IRRELEVANCE OF THE LAFFER CURVE

“It should be known that at the beginning of the dynasty, taxation yields a large revenue from small assessments. At the end of the dynasty, taxation yields a small revenue from large assessments.”

~ Ibn Khaldun, The Muqaddimah

The Laffer Curve states that if tax rates are increased above a certain level, then tax revenues can actually fall because higher tax rates discourage people from working.

According to the Laffer Curve, At a 0% tax rate, tax revenue would obviously be zero. As tax rates increase from low levels, tax revenue collected by the also government increases. Eventually, if tax rates reached 100 percent, shown as the far right on the Laffer Curve, all people would choose not to work because everything they earned would go to the government and therefore

at a 100% tax rate, revenue will still be 0. Therefore it has to be true that at some point in the range where tax revenue is positive, it must reach a maximum point.

This is represented by T* on the graph. To the left of T* an increase in tax rate raises more revenue than is loss to offsetting worker and investor behaviour. Increasing

rates beyond T* however would cause people not to work

as much or not at all, thereby reducing total tax revenue.

Therefore, in theory at any tax rate to the right of T*, a reduction in tax rate will actually increase total revenue. Governments would like to be at point T* because it is the point at which the government collects maximum amount of tax revenue while people continue to work hard. If the current tax rate is to the right of T*, then lowering the tax rate will both stimulate economic growth by increasing incentives to work and invest, and increase government revenue because more work and investment means a larger tax base.

However, Economists disagree on the level at which higher tax rates actually cause disincentives to work. Because in reality, it is more complicated. There are some fundamental problems with the Laffer Curve. notably that it is far too simplistic in its assumptions.

Firstly, the existence and position of T* depends entirely on the shape of the Laffer Curve. The underlying concept of the Laffer Curve only requires that tax revenue be zero at 0% and at 100%, and positive in between. It says nothing about the specific shape of the curve at points in between 0% and 100% or the position of T*. The shape of the actual Laffer Curve might be dramatically different from the simple, single peaked curve commonly depicted. If the curve has multiple peaks, flat spots, or discontinuities, then multiple T*’s might exist. If the curve is skewed deeply to the left or right, T* might occur at extreme tax rates like 1% tax rate or a 99% tax rate, which might put tax revenue maximising policy into serious conflict with social equity or other policy goals. Furthermore, just as the basic concept does not necessarily imply a simply shaped curve, it does not imply that a Laffer Curve of any shape would be static. The Laffer Curve might easily shift and change shape over time, which would mean that to maximise revenue, or just avoid falling revenue, policy makers would have to constantly adjust tax rates.
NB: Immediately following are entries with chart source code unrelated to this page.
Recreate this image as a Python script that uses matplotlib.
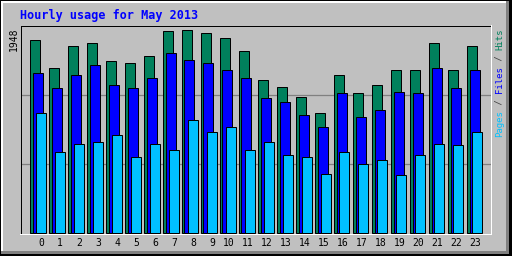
import matplotlib
matplotlib.use('Agg')
import matplotlib.pyplot as plt
import matplotlib.patches as patches
import numpy as np

hours = list(range(24))
hits  = [1852, 1583, 1785, 1823, 1641, 1622, 1689, 1929, 1948, 1919, 1862, 1737,
         1468, 1401, 1305, 1142, 1516, 1343, 1420, 1564, 1564, 1823, 1564, 1794]
files = [1535, 1382, 1516, 1612, 1411, 1391, 1487, 1718, 1651, 1631, 1555, 1487,
         1286, 1257, 1132, 1008, 1334, 1113, 1171, 1353, 1334, 1574, 1391, 1555]
pages = [1142, 777, 854, 873, 931, 729, 854, 787, 1084, 960, 1008, 796,
         873, 748, 720, 557, 777, 653, 691, 547, 748, 854, 844, 960]
max_label = '1948'
title = 'Hourly usage for May 2013'

C_HITS, C_FILES, C_PAGES = '#00805C', '#0000FF', '#00C0FF'
BG = '#C0C0C0'
W, H = 512, 256
mono = 'DejaVu Sans Mono'

fig = plt.figure(figsize=(W/100, H/100), dpi=100, facecolor=BG)

def rect(x0, y0, w, h, c):
    # pixel box (from top-left) -> figure fraction
    fig.add_artist(patches.Rectangle((x0/W, 1-(y0+h)/H), w/W, h/H,
                                     transform=fig.transFigure, facecolor=c,
                                     edgecolor='none', lw=0))

# outer 3d frame
rect(0, 0, W, 1, 'black'); rect(0, 0, 1, H, 'black')
rect(1, 1, 508, 2, 'white'); rect(1, 1, 2, 252, 'white')
rect(1, 251, 508, 3, '#808080'); rect(506, 1, 3, 253, '#808080')
rect(0, 254, W, 2, 'black'); rect(509, 0, 3, H, 'black')
# inset white edges of plot box
rect(491, 25, 1, 210, 'white'); rect(20, 234, 472, 1, 'white')

ax = fig.add_axes([20.5/W, 1-233.5/H, 470/W, 208/H])
ax.set_facecolor(BG)
for s in ax.spines.values():
    s.set_linewidth(0.72); s.set_color('black')

step = 19.0          # px per hour group
bw = 10/step
x = np.array(hours, dtype=float)
ppu = 1948/203.0     # value per pixel
ax.set_xlim((20.5-29.5)/step, (490.5-29.5)/step)
ax.set_ylim(-1*ppu, 207*ppu)

for f in (1/3, 2/3):
    ax.plot([0, 1], [f, f], transform=ax.transAxes, color='#808080', lw=0.9, zorder=0)

ax.bar(x, hits, width=bw, align='edge', color=C_HITS, edgecolor='black', lw=0.72, zorder=2)
ax.bar(x+3/step, files, width=bw, align='edge', color=C_FILES, edgecolor='black', lw=0.72, zorder=3)
ax.bar(x+6/step, pages, width=bw, align='edge', color=C_PAGES, edgecolor='black', lw=0.72, zorder=4)

ax.set_xticks([]); ax.set_yticks([])
lab_y = -(243-233.5)/208
for h in hours:
    off = 11.5/step if h < 10 else 9/step
    ax.text(h+off, lab_y, str(h), transform=ax.get_xaxis_transform(),
            ha='center', va='center', fontsize=7, family=mono, color='black')

fig.text(20/W, 1-15/H, title, ha='left', va='center', fontsize=8.5,
         family=mono, fontweight='bold', color='#0000FF')
fig.text(13.5/W, 1-39/H, max_label, rotation=90, ha='center', va='center',
         fontsize=7, family=mono, color='black')

# right-hand legend, bottom to top
cw = 5.45
y0 = 137
segs = [('Pages', C_PAGES), (' / ', '#404040'), ('Files', C_FILES), (' / ', '#404040'), ('Hits', C_HITS)]
pos = 0
for s, c in segs:
    fig.text(499.5/W, 1-(y0-pos*cw)/H, s, rotation=90, ha='center', va='bottom',
             fontsize=6.5, family=mono, color=c)
    pos += len(s)

fig.savefig('out.png', dpi=100, facecolor=BG)
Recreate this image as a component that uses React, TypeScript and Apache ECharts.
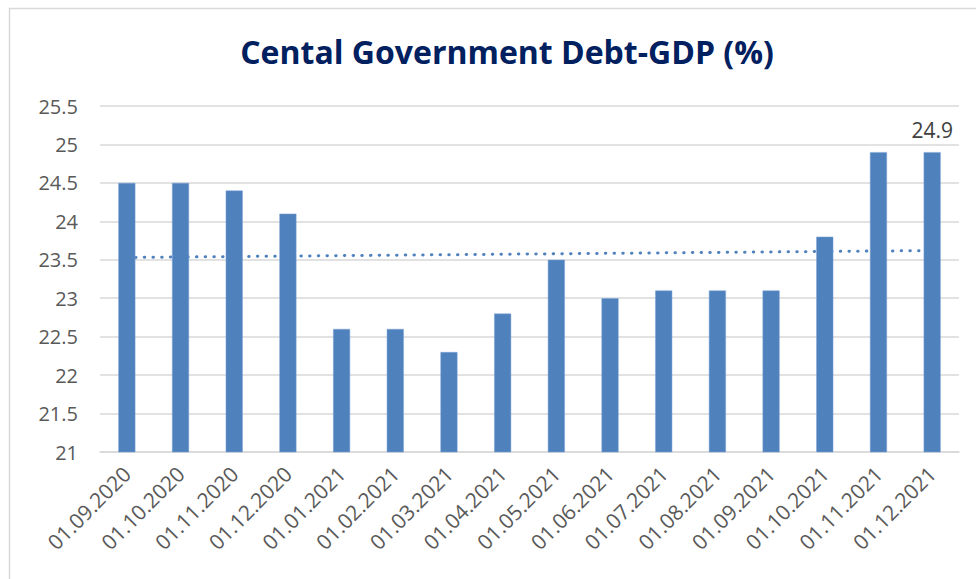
import React, { useEffect, useRef } from "react";
import * as echarts from "echarts";

const title = "Cental Government Debt-GDP (%)";
const categories = [
  "01.09.2020", "01.10.2020", "01.11.2020", "01.12.2020",
  "01.01.2021", "01.02.2021", "01.03.2021", "01.04.2021",
  "01.05.2021", "01.06.2021", "01.07.2021", "01.08.2021",
  "01.09.2021", "01.10.2021", "01.11.2021", "01.12.2021",
];
const debtGdp = [24.5, 24.5, 24.4, 24.1, 22.6, 22.6, 22.3, 22.8, 23.5, 23.0, 23.1, 23.1, 23.1, 23.8, 24.9, 24.9];
// Linear trendline end points
const trendStart = 23.53;
const trendEnd = 23.62;
const labelledIndex = [15];

const FONT = "'Open Sans', sans-serif";

export default function App() {
  const ref = useRef<HTMLDivElement>(null);
  useEffect(() => {
    if (!ref.current) return;
    const chart = echarts.init(ref.current, null, { renderer: "svg" });
    const blue = "#4F81BD";
    chart.setOption({
      animation: false,
      backgroundColor: "#ffffff",
      title: {
        text: title,
        left: 502,
        top: 30,
        textAlign: "center",
        textStyle: {
          fontFamily: FONT,
          fontWeight: "bold",
          fontSize: 32,
          color: "#002060",
        },
      },
      graphic: [
        {
          type: "rect",
          shape: { x: 9.5, y: 8.5, width: 1000, height: 600 },
          style: { fill: "none", stroke: "#D9D9D9", lineWidth: 1.5 },
          z: -10,
        },
      ],
      grid: { left: 100, right: 17, top: 106, bottom: 127 },
      xAxis: {
        type: "category",
        data: categories,
        axisLine: { lineStyle: { color: "#D9D9D9", width: 1.5 } },
        axisTick: { show: false },
        axisLabel: {
          rotate: 45,
          interval: 0,
          margin: 18,
          fontSize: 21,
          color: "#595959",
          fontFamily: FONT,
        },
      },
      yAxis: {
        type: "value",
        min: 21,
        max: 25.5,
        interval: 0.5,
        axisLine: { show: false },
        axisTick: { show: false },
        splitLine: { lineStyle: { color: "#D9D9D9", width: 1.5 } },
        axisLabel: {
          fontSize: 20,
          color: "#595959",
          margin: 22,
          fontFamily: FONT,
        },
      },
      series: [
        {
          type: "line",
          data: [
            [categories[0], trendStart],
            [categories[categories.length - 1], trendEnd],
          ],
          symbol: "none",
          z: 1,
          lineStyle: { color: blue, width: 3, type: [0.5, 8.2], cap: "round" },
          silent: true,
        },
        {
          type: "bar",
          z: 2,
          barWidth: 17,
          itemStyle: { color: blue, borderColor: "#7ba3d6", borderWidth: 0.5 },
          data: debtGdp.map((v, i) => ({
            value: v,
            label: labelledIndex.includes(i)
              ? {
                  show: true,
                  position: "top",
                  distance: 12,
                  fontSize: 21,
                  color: "#404040",
                  fontFamily: FONT,
                }
              : { show: false },
          })),
        },
      ],
    });
    return () => chart.dispose();
  }, []);
  return (
    <div
      ref={ref}
      style={{ position: "absolute", left: 0, top: 0, width: 976, height: 579 }}
    />
  );
}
This leads to the second criticism, that policy makers would be in practice unable to observe the shape of the Laffer Curve, the location of T*, whether multiple T*’s exist, or whether and how the Laffer Curve might shift over time. The only thing policy makers can reliably observe is the current tax rate and associated revenue receipts (and past combinations of rates and revenue). Economists can guess at what the shape might be, but only trial and error could actually reveal the true shape of the curve, and only at those tax rates that are actually implemented. Raising or lowering tax rates might move the rate toward T*, or it might not. Moreover, if the Laffer Curve has any shape other than the assumed simple, single peaked parabola, then tax revenue at points between the current tax rate and T* could have any range of values higher or lower than revenue at the current rate and the same or lower than T*. An increase in tax revenue after a rate change would not necessarily signal that the new rate is closer to T* (nor a decrease in revenue signal that it is further away). Even worse, because tax policy changes are made and applied over time, the shape of the Laffer Curve could shift; policy makers could never know if an increase in tax revenue in response to a tax rate change represented a movement along the Laffer Curve toward T*, or a shift in the Laffer Curve itself, with a new T*. Policy makers trying to reach T* would effectively be groping in the dark after a moving target.

Lastly, it is not clear on economic grounds that maximising or increasing government revenue (by moving toward T* on the Laffer Curve) is even an appropriate goal for choosing tax rates. It might easily be the case that a government could meet the otherwise unmet needs of its citizens and provide any necessary public goods at some level of revenue lower than the maximum it can potentially extract from the economy, perhaps much lower depending on the position of T*. If so, then given the well researched principal agent problems, rent seeking, and knowledge problems that arise with politically driven allocation of resources, putting additional funds in public coffers beyond this socially optimal level might just produce additional unnecessary social costs, inefficiencies, and dead weight losses. Maximising government tax revenue by taxing at T* would also likely maximise these costs. A more appropriate goal might be to reach the minimum tax revenue necessary to achieve only those socially necessary policy goals, which would seem to be almost the exact opposite of the purpose of the Laffer Curve.